Les avions sont bondés, les routes saturées, les parkings des plages et restaurants affichent complet... et pourtant, les hôtels et maisons d’hôtes, eux, ne font pas le plein.
En apparence, tout laisse croire à une saison estivale bouillonnante: une diaspora de retour au bercail, un aéroport en surchauffe avec quelque 100 vols par jour, et des autoroutes qui ressemblent à un remake libanais du périphérique parisien.

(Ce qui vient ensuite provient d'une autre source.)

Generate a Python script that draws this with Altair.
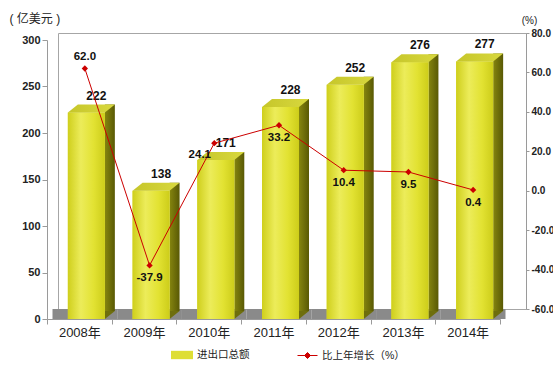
import altair as alt
import pandas as pd

# ---- data ----
years = ["2008年", "2009年", "2010年", "2011年", "2012年", "2013年", "2014年"]
totals = [222, 138, 171, 228, 252, 276, 277]
growth = [62.0, -37.9, 24.1, 33.2, 10.4, 9.5, 0.4]
bar_name = "进出口总额"
line_name = "比上年增长（%）"
left_ticks = [0, 50, 100, 150, 200, 250, 300]
right_ticks = [-60, -40, -20, 0, 20, 40, 60, 80]

df = pd.DataFrame({"year": years, "total": totals, "growth": growth})
df["s1"] = bar_name
df["s2"] = line_name

FONT = "Liberation Sans, Arial, Noto Sans CJK SC"
AX = "#9a9a9a"
HYPHEN_FMT = "(datum.value < 0 ? '-' : '') + format(abs(datum.value), '.1f')"

# ---- encodings ----
X = alt.X(
    "year:N", sort=years,
    scale=alt.Scale(range=[-11, 442], paddingInner=0, paddingOuter=0),
    axis=alt.Axis(title=None, orient="bottom", offset=10, tickBand="extent",
                  labelAngle=0, labelFontSize=13, labelColor="#222", labelFont=FONT,
                  labelPadding=2, domainColor=AX, tickColor=AX, tickSize=5),
)

left_scale = alt.Scale(domain=[0, 300], range=[286, 7], nice=False, zero=True)
left_axis = alt.Axis(
    values=left_ticks, offset=11, grid=False, labelFontWeight="bold", labelFontSize=11,
    labelColor="#222", labelFont=FONT, labelPadding=2, tickSize=5, tickColor=AX,
    domainColor=AX, title="( 亿美元 )", titleAngle=0, titleAlign="left",
    titleBaseline="middle", titleX=-38, titleY=-15, titleFont=FONT,
    titleFontSize=12, titleFontWeight="normal", titleColor="#222",
)


def yl(field):
    return alt.Y(f"{field}:Q", scale=left_scale, axis=left_axis)


right_axis = alt.Axis(
    orient="right", values=right_ticks, labelExpr=HYPHEN_FMT, grid=False,
    labelFontWeight="bold", labelFontSize=10, labelColor="#222", labelFont=FONT,
    labelPadding=2, tickSize=3, tickColor=AX, domainColor=AX,
    title="(%)", titleAngle=0, titleAlign="center", titleBaseline="middle",
    titleX=3, titleY=-13, titleFont=FONT, titleFontSize=10,
    titleFontWeight="normal", titleColor="#222",
)
YR = alt.Y("growth:Q", scale=alt.Scale(domain=[-60, 80], nice=False, zero=False),
           axis=right_axis)

front_grad = alt.LinearGradient(
    gradient="linear", x1=0, x2=1, y1=0, y2=0,
    stops=[alt.GradientStop(color="#cfcf1c", offset=0),
           alt.GradientStop(color="#ecec5a", offset=0.35),
           alt.GradientStop(color="#e2e232", offset=0.7),
           alt.GradientStop(color="#cdcd1a", offset=1)])
side_grad = alt.LinearGradient(
    gradient="linear", x1=0, x2=1, y1=0, y2=0,
    stops=[alt.GradientStop(color="#85850f", offset=0),
           alt.GradientStop(color="#595904", offset=1)])
top_grad = alt.LinearGradient(
    gradient="linear", x1=0, x2=1, y1=0, y2=0,
    stops=[alt.GradientStop(color="#c6c62a", offset=0),
           alt.GradientStop(color="#d8d83e", offset=1)])

base = alt.Chart(df).transform_calculate(zero="0")

floor = base.mark_rect(color="#8a8a8a", xOffset=5.5, x2Offset=5.5, y2Offset=-10).encode(
    x=X, y=yl("zero"), y2=alt.Y2("zero:Q"))

side = base.mark_bar(width=10, xOffset=30.5, yOffset=-8, y2Offset=-8, fill=side_grad).encode(
    x=X, y=yl("total"), y2=alt.Y2("zero:Q"))

side_tri = base.mark_point(shape="M -1 -0.8 L 1 -0.8 L -1 0.8 Z", size=100, filled=True,
                           fill="#6e6e0c", opacity=1, strokeWidth=0,
                           xOffset=30.5, yOffset=-4).encode(x=X, y=yl("zero"))

front_legend = base.mark_bar(width=37, xOffset=7).encode(
    x=X, y=yl("total"), y2=alt.Y2("zero:Q"),
    color=alt.Color("s1:N", scale=alt.Scale(domain=[bar_name], range=["#dede34"]),
                    legend=alt.Legend(title=None, orient="none", legendX=113, legendY=311,
                                      padding=0,
                                      symbolType="M -1 -0.38 L 1 -0.38 L 1 0.38 L -1 0.38 Z",
                                      symbolSize=484, symbolStrokeWidth=0,
                                      labelFont=FONT, labelFontSize=10.5,
                                      labelColor="#222", labelOffset=4)))

front = base.mark_bar(width=37, xOffset=7, fill=front_grad).encode(
    x=X, y=yl("total"), y2=alt.Y2("zero:Q"))

top = base.mark_point(shape="M -1 0.17 L -0.574 -0.17 L 1 -0.17 L 0.574 0.17 Z",
                      size=2209, filled=True, fill=top_grad, opacity=1, strokeWidth=0,
                      xOffset=12, yOffset=-4).encode(x=X, y=yl("total"))

bar_labels = base.mark_text(font=FONT, fontSize=12, fontWeight="bold", color="#111",
                            baseline="bottom", xOffset=17, yOffset=-10).encode(
    x=X, y=yl("total"), text=alt.Text("total:Q"))

bars = alt.layer(floor, side, side_tri, front_legend, front, top, bar_labels)

lbase = alt.Chart(df).transform_calculate(
    glabel="(datum.growth < 0 ? '-' : '') + format(abs(datum.growth), '.1f')")
line = lbase.mark_line(strokeWidth=1, xOffset=5.5).encode(
    x=X, y=YR,
    stroke=alt.Stroke("s2:N", scale=alt.Scale(domain=[line_name], range=["#cc0000"]),
                      legend=alt.Legend(title=None, orient="none", legendX=239, legendY=312,
                                        padding=0,
                                        symbolType="M -1 0 L 1 0 M -0.3 0 L 0 -0.3 L 0.3 0 L 0 0.3 Z",
                                        symbolSize=400, symbolFillColor="#cc0000",
                                        symbolStrokeWidth=1,
                                        labelFont=FONT, labelFontSize=10.5,
                                        labelColor="#222", labelOffset=4)))
pts = lbase.mark_point(shape="diamond", filled=True, size=40, color="#cc0000", opacity=1,
                       xOffset=5.5).encode(x=X, y=YR)

txt = dict(font=FONT, fontSize=11.5, fontWeight="bold", color="#111", baseline="middle")
lab_above = lbase.transform_filter(alt.datum.year == years[0]).mark_text(
    xOffset=5.5, yOffset=-11, **txt).encode(x=X, y=YR, text="glabel:N")
lab_left = lbase.transform_filter(alt.datum.year == years[2]).mark_text(
    xOffset=-9, yOffset=12, **txt).encode(x=X, y=YR, text="glabel:N")
lab_below = lbase.transform_filter(
    (alt.datum.year != years[0]) & (alt.datum.year != years[2])).mark_text(
    xOffset=5.5, yOffset=13, **txt).encode(x=X, y=YR, text="glabel:N")

lines = alt.layer(line, pts, lab_above, lab_left, lab_below)

chart = alt.layer(bars, lines).resolve_scale(y="independent").properties(
    width=468, height=276,
    autosize=alt.AutoSizeParams(type="none"),
    padding={"left": 58, "top": 33, "right": 27, "bottom": 68},
    background="white",
).configure_view(stroke="#a6a6a6", strokeWidth=1)

chart.save("out.html", embed_options={"renderer": "svg", "actions": False})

Mais dans les coulisses du tourisme, l’ambiance est moins festive: les établissements hôteliers font grise mine, les taux d’occupation stagnent, et les vrais touristes, ceux qui prennent des photos des cèdres, pas de la table du déjeuner chez téta, se font très rares.
Des chiffres qui piquent un peu
Le président de la Fédération des syndicats touristiques et du syndicat des hôteliers, Pierre Achkar, dresse pour Ici Beyrouth un bilan sans détour: les hôtels de Beyrouth atteignent péniblement les 50% d’occupation, et ceux des zones de montagne plafonnent à 40% (il s’agit de moyennes). On est loin des 70% de 2023, et encore plus des 85 à 95% des belles années.
Même les maisons d’hôtes, souvent plus tendance, accusent le coup: selon Ramzi Salman, président de leur syndicat, le taux d’occupation a chuté de 22% entre le 1er et le 14 juillet 2025 par rapport à la même période en 2023 et 2024. M. Salman considère que la baisse n’est pas catastrophique, mais que la saison n’est pas aussi performante que prévue.
Expats oui, touristes non
Pourquoi ce paradoxe? Parce que la majorité des arrivants ne sont pas des touristes, mais des Libanais de l’étranger qui, souvent, ont déjà une maison, un appartement ou une chambre chez maman. Ajoutez à cela que certains ne viennent que pour un mariage ou une visite familiale express, et on comprend pourquoi les draps et peignoirs restent bien pliés dans les hôtels.
Les hôtels traditionnels ont-ils perdu leur charme?
Pierre Achkar le reconnaît: l’époque où les grands hôtels faisaient rêver est en recul. La tendance est désormais aux établissements de charme, type Relais & Châteaux, ou aux maisons d’hôtes cosy. De plus, le Airbnb, lui, s’est imposé en force, avec environ 10.000 chambres disponibles dans le pays, selon M. Achkar, opérant, sans impôts, sans lois et sans cadre légal.
Une concurrence jugée «sauvage» par les professionnels du secteur, qui appellent à une régulation urgente pour rétablir l’équilibre. M. Achkar précise toutefois qu’il ne s’oppose à l’existence d’Airbnb, mais plaide pour une régulation stricte de ce type de locations, à travers un cadre législatif élaboré en collaboration avec le secteur touristique. «Il s’agit d’une concurrence déloyale qui met en péril le tissu hôtelier traditionnel», prévient-il.
Entre instabilité et prix élevés, un cocktail dissuasif
Comme si cela ne suffisait pas, l’environnement sécuritaire reste préoccupant. M. Achkar rappelle que les conflits dans la région, tout comme les attaques récentes sur le Liban, ont entraîné une cascade d’annulations, aussi bien dans les hôtels que sur les lignes aériennes. À cela s’ajoute la flambée des prix des billets d’avions, qui a calmé les ardeurs de bien des voyageurs potentiels.
M. Achkar tient à rappeler que pour couvrir ses frais de fonctionnement, un établissement hôtelier a besoin d’un taux d’occupation qui varie entre 30 et 50% tout au long de l’année, ce qui est loin d’être le cas.
Bref, le Liban voit revenir ses enfants prodigues, mais ils dorment chez eux et préfèrent des virées ponctuelles. Est-ce la faute aux prix? À la concurrence déloyale? Un peu de tout, sans doute. En attendant, le secteur hôtelier aimerait bien que la prochaine vague… remplisse aussi ses chambres.